**WHAT THE TASK ASKS**
Retype the opening lines of the data exactly, stopping after the line that contains "const FINE_ERR = [0.11, 0.13, 0.16];". Skip every picture.

**GIVEN INFORMATION**

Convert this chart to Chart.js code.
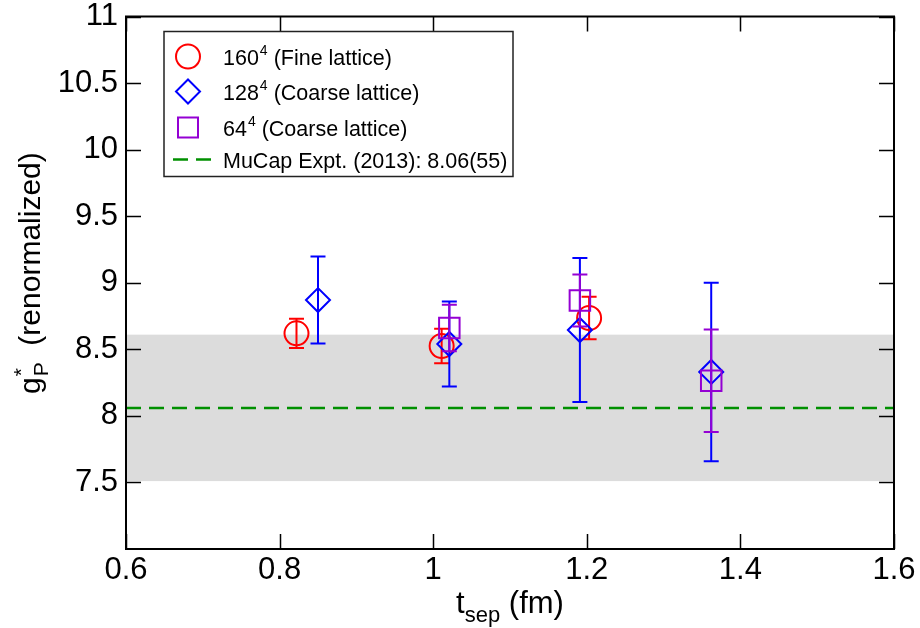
<!DOCTYPE html>
<html><head><meta charset="utf-8">
<script src="https://cdn.jsdelivr.net/npm/chart.js@4.4.0/dist/chart.umd.min.js"></script>
<style>html,body{margin:0;padding:0;background:#fff}</style>
</head><body>
<canvas id="c" width="920" height="628"></canvas>
<script>
// ---- data ----
const X_TICKS = [0.6, 0.8, 1.0, 1.2, 1.4, 1.6];
const Y_TICKS = [7.5, 8, 8.5, 9, 9.5, 10, 10.5, 11];

const FINE_X   = [0.822, 1.011, 1.203];
const FINE_Y   = [8.62, 8.525, 8.735];
const FINE_ERR = [0.11, 0.13, 0.16];

const C128_X   = [0.850, 1.021, 1.191, 1.362];
const C128_Y   = [8.87, 8.54, 8.645, 8.33];
const C128_ERR = [0.327, 0.32, 0.54, 0.67];

const C64_X    = [1.021, 1.191, 1.362];
const C64_Y    = [8.66, 8.867, 8.264];
const C64_ERR  = [0.175, 0.195, 0.385];

const MUCAP_VALUE = 8.06;
const MUCAP_ERR = 0.55;

const LEGEND_LABELS = ["160^4 (Fine lattice)", "128^4 (Coarse lattice)", "64^4 (Coarse lattice)", "MuCap Expt. (2013): 8.06(55)"];

const FONT = "'Liberation Sans', Arial, Helvetica, sans-serif";
const RED = '#ff0000', BLUE = '#0000ff', PURPLE = '#9400d3', GREEN = '#009000', BAND = '#dcdcdc';

function pts(xs, ys) { return xs.map((x, i) => ({x: x, y: ys[i]})); }

// ---- plugins ----
const bandPlugin = {
  id: 'band',
  beforeDatasetsDraw(chart) {
    const {ctx, chartArea: a, scales: {y}} = chart;
    const t = y.getPixelForValue(MUCAP_VALUE + MUCAP_ERR);
    const b = y.getPixelForValue(MUCAP_VALUE - MUCAP_ERR);
    ctx.save();
    ctx.fillStyle = BAND;
    ctx.fillRect(a.left, t, a.right - a.left, b - t);
    ctx.restore();
  }
};

const errPlugin = {
  id: 'errbars',
  beforeDatasetDraw(chart, args) {
    const ds = chart.data.datasets[args.index];
    if (!ds.errs) return;
    const {ctx, scales: {x, y}} = chart;
    ctx.save();
    ctx.strokeStyle = ds.pointBorderColor;
    ctx.lineWidth = 2;
    ds.data.forEach((p, i) => {
      const px = x.getPixelForValue(p.x);
      const pt = y.getPixelForValue(p.y + ds.errs[i]);
      const pb = y.getPixelForValue(p.y - ds.errs[i]);
      const cw = 7.5;
      ctx.beginPath();
      ctx.moveTo(px, pt); ctx.lineTo(px, pb);
      ctx.moveTo(px - cw, pt); ctx.lineTo(px + cw, pt);
      ctx.moveTo(px - cw, pb); ctx.lineTo(px + cw, pb);
      ctx.stroke();
    });
    ctx.restore();
  }
};

function drawRich(ctx, str, x, y, size) {
  const m = str.match(/^([^\^]*)\^(\S)(.*)$/);
  ctx.textBaseline = 'alphabetic';
  ctx.textAlign = 'left';
  if (!m) { ctx.font = size + 'px ' + FONT; ctx.fillText(str, x, y); return; }
  ctx.font = size + 'px ' + FONT;
  ctx.fillText(m[1], x, y);
  let cx = x + ctx.measureText(m[1]).width;
  ctx.font = Math.round(size * 0.66) + 'px ' + FONT;
  ctx.fillText(m[2], cx + 1, y - size * 0.45);
  cx += ctx.measureText(m[2]).width + 1;
  ctx.font = size + 'px ' + FONT;
  ctx.fillText(m[3], cx, y);
}

const framePlugin = {
  id: 'frame',
  afterDatasetsDraw(chart) {
    const {ctx, chartArea: a, scales: {x, y}} = chart;
    ctx.save();
    ctx.strokeStyle = '#000';
    ctx.lineWidth = 1.5;
    const L = 15;
    ctx.beginPath();
    x.ticks.forEach(t => {
      const px = Math.round(x.getPixelForValue(t.value)) + 0.5;
      ctx.moveTo(px, a.bottom); ctx.lineTo(px, a.bottom - L);
      ctx.moveTo(px, a.top); ctx.lineTo(px, a.top + L);
    });
    y.ticks.forEach(t => {
      const py = Math.round(y.getPixelForValue(t.value)) + 0.5;
      ctx.moveTo(a.left, py); ctx.lineTo(a.left + L, py);
      ctx.moveTo(a.right, py); ctx.lineTo(a.right - L, py);
    });
    ctx.stroke();
    ctx.lineWidth = 2;
    ctx.strokeRect(a.left, a.top, a.right - a.left, a.bottom - a.top);
    ctx.restore();
  },
  afterDraw(chart) {
    const {ctx, chartArea: a} = chart;
    ctx.save();
    // legend
    const bx = a.left + 38, by = a.top + 15, bw = 349, bh = 145;
    ctx.fillStyle = '#fff';
    ctx.fillRect(bx, by, bw, bh);
    ctx.strokeStyle = '#222';
    ctx.lineWidth = 1.5;
    ctx.strokeRect(bx, by, bw, bh);
    const rows = [25, 60, 96, 128];
    const mx = bx + 24, tx = bx + 59;
    chart.data.datasets.forEach((ds, i) => {
      const ry = by + rows[i];
      ctx.save();
      ctx.lineWidth = 2;
      ctx.strokeStyle = ds.pointBorderColor || ds.borderColor;
      ctx.beginPath();
      if (ds.pointStyle === 'circle') ctx.arc(mx, ry, 12, 0, Math.PI * 2);
      else if (ds.pointStyle === 'rectRot') { ctx.moveTo(mx, ry - 12); ctx.lineTo(mx + 12, ry); ctx.lineTo(mx, ry + 12); ctx.lineTo(mx - 12, ry); ctx.closePath(); }
      else if (ds.pointStyle === 'rect') { ctx.rect(mx - 10, ry - 10, 20, 20); }
      else { ctx.lineWidth = 2.5; ctx.setLineDash([15, 8]); ctx.moveTo(mx - 15, ry); ctx.lineTo(mx + 23, ry); }
      ctx.stroke();
      ctx.restore();
      ctx.fillStyle = '#000';
      drawRich(ctx, ds.label, tx, ry + 8, 21.5);
    });
    // x title
    ctx.fillStyle = '#000';
    ctx.textBaseline = 'alphabetic';
    ctx.textAlign = 'left';
    const cxm = (a.left + a.right) / 2;
    ctx.font = '31px ' + FONT;
    const wT = ctx.measureText('t').width;
    ctx.font = '22px ' + FONT;
    const wS = ctx.measureText('sep').width;
    ctx.font = '31px ' + FONT;
    const wR = ctx.measureText(' (fm)').width;
    let sx = cxm - (wT + wS + wR) / 2;
    const base = 613;
    ctx.fillText('t', sx, base); sx += wT;
    ctx.font = '22px ' + FONT; ctx.fillText('sep', sx, base + 9); sx += wS;
    ctx.font = '31px ' + FONT; ctx.fillText(' (fm)', sx, base);
    // y title (rotated)
    ctx.save();
    ctx.translate(40, 394);
    ctx.rotate(-Math.PI / 2);
    ctx.font = '30px ' + FONT;
    ctx.fillText('g', 0, 0);
    let gx = ctx.measureText('g').width + 1;
    ctx.font = '21px ' + FONT;
    ctx.fillText('*', gx, -12);
    ctx.fillText('P', gx, 8);
    gx += ctx.measureText('P').width;
    ctx.font = '30px ' + FONT;
    ctx.fillText('  (renormalized)', gx, 0);
    ctx.restore();
    ctx.restore();
  }
};

// ---- chart ----
const tickFont = {family: FONT, size: 31};
new Chart(document.getElementById('c'), {
  type: 'scatter',
  data: {
    datasets: [
      {label: LEGEND_LABELS[0], data: pts(FINE_X, FINE_Y), errs: FINE_ERR, pointStyle: 'circle', pointRadius: 12,
       pointBorderColor: RED, pointBackgroundColor: 'rgba(0,0,0,0)', pointBorderWidth: 2, order: 3},
      {label: LEGEND_LABELS[1], data: pts(C128_X, C128_Y), errs: C128_ERR, pointStyle: 'rectRot', pointRadius: 12,
       pointBorderColor: BLUE, pointBackgroundColor: 'rgba(0,0,0,0)', pointBorderWidth: 2, order: 2},
      {label: LEGEND_LABELS[2], data: pts(C64_X, C64_Y), errs: C64_ERR, pointStyle: 'rect', pointRadius: 14.5,
       pointBorderColor: PURPLE, pointBackgroundColor: 'rgba(0,0,0,0)', pointBorderWidth: 2, order: 1},
      {type: 'line', label: LEGEND_LABELS[3], data: [{x: X_TICKS[0], y: MUCAP_VALUE}, {x: X_TICKS[X_TICKS.length - 1], y: MUCAP_VALUE}],
       borderColor: GREEN, borderDash: [15, 8], borderWidth: 2.5, pointRadius: 0, fill: false, order: 4}
    ]
  },
  options: {
    responsive: false, animation: false, events: [],
    layout: {padding: {left: 0, right: 26, top: 12, bottom: 0}},
    plugins: {legend: {display: false}, tooltip: {enabled: false}},
    scales: {
      x: {
        type: 'linear', min: X_TICKS[0], max: X_TICKS[X_TICKS.length - 1],
        afterBuildTicks: s => { s.ticks = X_TICKS.map(v => ({value: v})); },
        afterFit: s => { s.height = 79; s.paddingLeft = 0; s.paddingRight = 0; },
        grid: {display: false, drawTicks: false}, border: {display: false},
        ticks: {padding: 3, color: '#000', font: tickFont, maxRotation: 0, autoSkip: false, callback: v => String(v)}
      },
      y: {
        type: 'linear', min: 7, max: Y_TICKS[Y_TICKS.length - 1],
        afterBuildTicks: s => { s.ticks = Y_TICKS.map(v => ({value: v})); },
        afterFit: s => { s.width = 126; s.paddingTop = 0; s.paddingBottom = 0; },
        grid: {display: false, drawTicks: false}, border: {display: false},
        ticks: {padding: 8, color: '#000', font: tickFont, autoSkip: false, callback: v => String(v)}
      }
    }
  },
  plugins: [bandPlugin, errPlugin, framePlugin]
});
</script>
</body></html>
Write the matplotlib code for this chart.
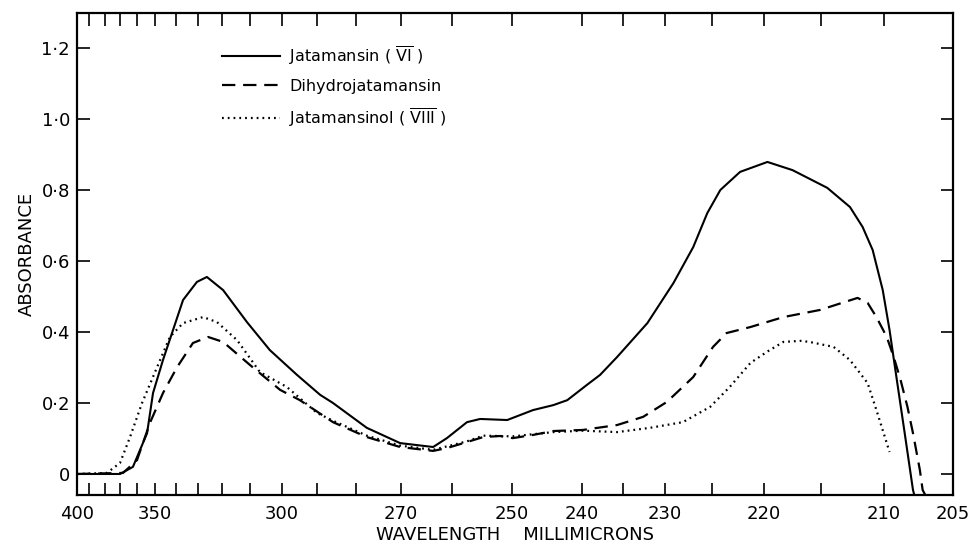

**THE ANSWER**
Convert this chart to Chart.js code.
<!DOCTYPE html>
<html><head><meta charset="utf-8">
<script src="https://cdn.jsdelivr.net/npm/chart.js@4.4.0/dist/chart.umd.min.js"></script>
<style>html,body{margin:0;padding:0;background:#fff}</style>
</head><body>
<canvas id="c" width="920" height="628"></canvas>
<script>
// ---- data ----
const X_TICKS = [0.6, 0.8, 1.0, 1.2, 1.4, 1.6];
const Y_TICKS = [7.5, 8, 8.5, 9, 9.5, 10, 10.5, 11];

const FINE_X   = [0.822, 1.011, 1.203];
const FINE_Y   = [8.62, 8.525, 8.735];
const FINE_ERR = [0.11, 0.13, 0.16];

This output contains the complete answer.